What a fantastic piece-so well written and bang on! Thanks for summing it up so eloquently.
Thank you, Crystal!
xoxo
Thought provoking and beautifully stated…keep writing! Such an excellent read!
Thank you, Mandy!
Wow and amen. Thank you for sharing your thoughts.
Of course :)
So much truth here. Thanks for sharing!
Thank you!
Erin, I so agree with all of what you’re seeing in our culture and what you’re writing here is so true. I’m curious though, because I too want to totally step away from Instagram, but I don’t know how to be honest? How do you also keep Other Goose going? Are you having someone else do the social media side of things? I started a magazine this year (Being Human magazine) print and digital, and I want it to help people connect with their flesh and blood lives, we live in such a weird, disengaged culture, like we’re all living in a fantasy. Anyways, how do run an online business while still holding this view on social media/stepping away from screens.
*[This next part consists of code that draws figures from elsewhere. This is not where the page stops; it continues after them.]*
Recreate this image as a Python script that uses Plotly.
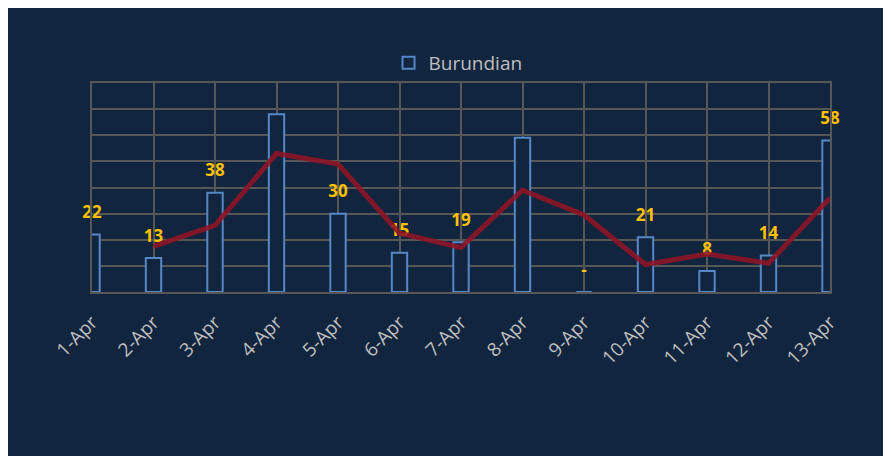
import plotly.graph_objects as go

categories = ["1-Apr", "2-Apr", "3-Apr", "4-Apr", "5-Apr", "6-Apr", "7-Apr",
              "8-Apr", "9-Apr", "10-Apr", "11-Apr", "12-Apr", "13-Apr"]
burundian = [22, 13, 38, 68, 30, 15, 19, 59, 0, 21, 8, 14, 58]
label_text = ["22", "13", "38", "", "30", "15", "19", "", "-", "21", "8", "14", "58"]
trend = [None, 17.5, 25.5, 53, 49, 22.5, 17, 39, 29.5, 10.5, 14.5, 11, 36]

W, H = 891, 456
L, R, T, B = 84, 69, 75, 172
pw, ph = W - L - R, H - T - B

def px_x(p):
    return (p - L) / pw

def px_y(p):
    return (H - B - p) / ph

NAVY = "#11253f"
GRID = "#575757"

fig = go.Figure()
fig.add_trace(go.Bar(
    x=categories, y=burundian, name="Burundian", width=0.25,
    marker=dict(color=NAVY, line=dict(color="#5688c8", width=2)),
    showlegend=True,
))
fig.add_trace(go.Scatter(
    x=categories, y=burundian, mode="markers+text", text=label_text,
    textposition="top center",
    marker=dict(size=18, opacity=0),
    textfont=dict(color="#ffc000", size=17, family="Open Sans", weight="bold"),
    showlegend=False, cliponaxis=False, hoverinfo="skip",
))
fig.add_trace(go.Scatter(
    x=categories, y=trend, mode="lines",
    line=dict(color="rgba(145,20,38,0.88)", width=5),
    showlegend=False, hoverinfo="skip",
))

fig.update_layout(
    width=W, height=H,
    margin=dict(l=L, r=R, t=T, b=B),
    paper_bgcolor=NAVY, plot_bgcolor=NAVY,
    font=dict(family="Open Sans", color="#bfbfbf"),
    barmode="overlay",
    legend=dict(orientation="h", x=px_x(450), y=px_y(55), xanchor="center", yanchor="middle",
                font=dict(size=19, color="#bfbfbf"), bgcolor="rgba(0,0,0,0)"),
    xaxis=dict(type="category", range=[0, 12], showgrid=True, gridcolor=GRID, gridwidth=1.5,
               showline=True, linecolor=GRID, linewidth=1.5, mirror=True,
               tickangle=-45, tickfont=dict(size=19, color="#bfbfbf"), ticks="",
               ticklabelstandoff=10),
    yaxis=dict(range=[0, 80], dtick=10, showgrid=True, gridcolor=GRID, gridwidth=1.5,
               showline=True, linecolor=GRID, linewidth=1.5, mirror=True,
               showticklabels=False, zeroline=False, ticks=""),
)

fig.write_html("out.html")
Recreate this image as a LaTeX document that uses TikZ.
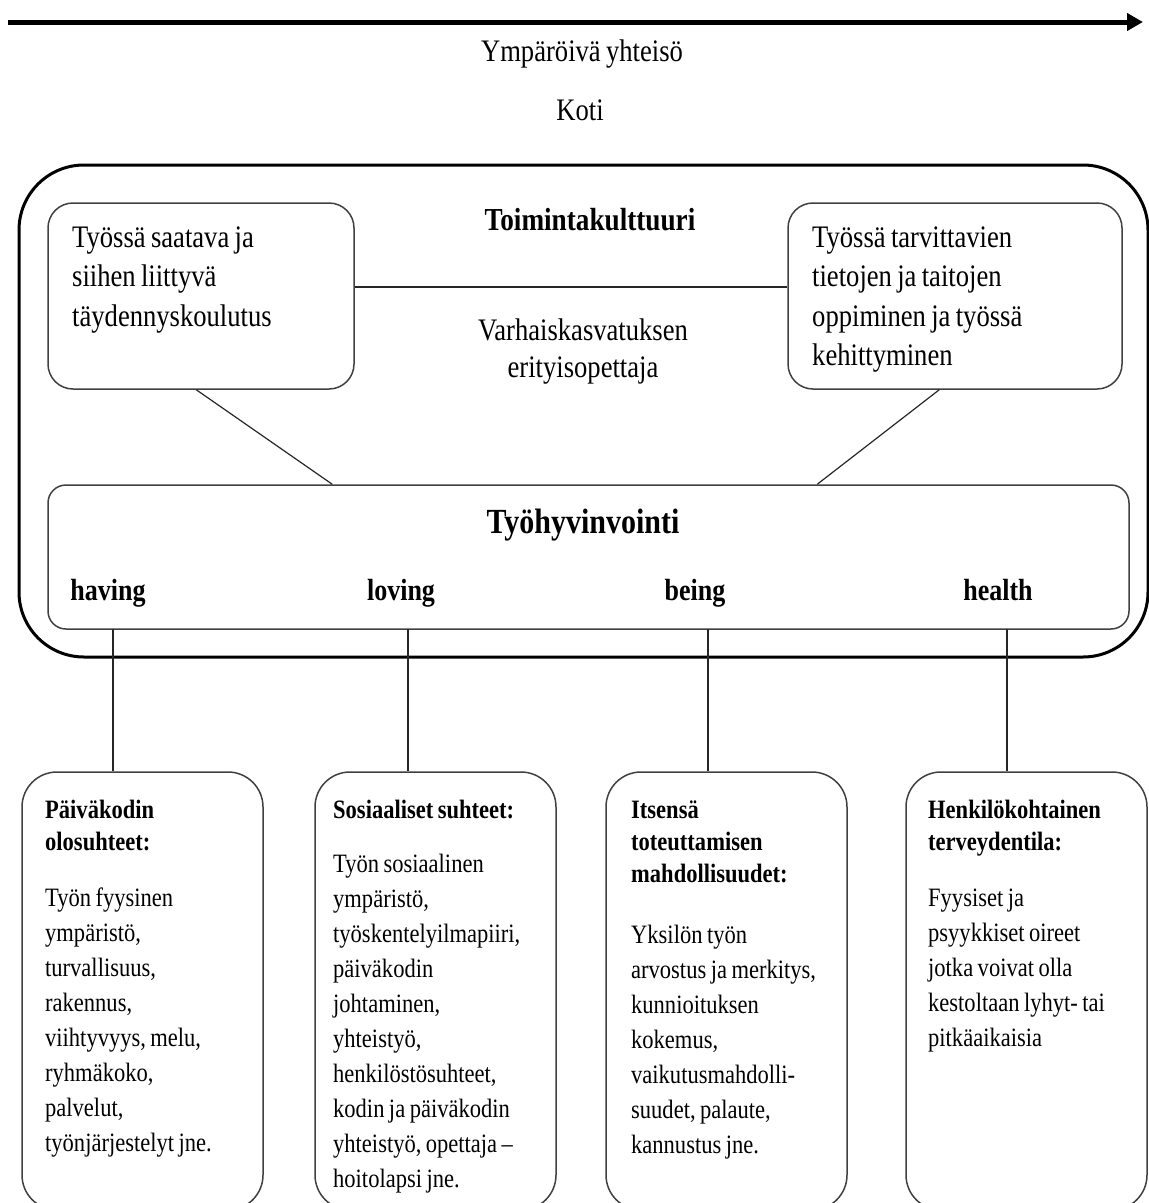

I feel like online business can be so impersonal too, I love for a brick and mortar shop and relationships that are tangible. Help!
Hi Charissa:
I think the “how” comes down to personal choice and creative solutions based on what you are/are not willing to compromise. I’ve chosen to, for the most part, not exist “personally” on social media. For Other Goose, I simply take a few minutes a week to schedule posts on my desktop (checking/responding to them in the same way). I find that not having the app on my phone keeps Instagram squarely in the “work” category for me. When I’m at my desk, it’s simply another task/tool I can utilize to keep our members informed. I don’t mind keeping my social media usage thin, b/c I don’t place a ton of stock in the ROI of online marketing. It’s fast growth, but it can be a hustle. Word of mouth, I’ve found, has always kept me afloat in a more sustainable/enjoyable way.
I know many small business owners that have built a wonderfully engaged community without the use of social media at all, so it can be done! It’s up to us to decide the parameters we’re willing to build and forgo to make the best use of our time/enjoyment.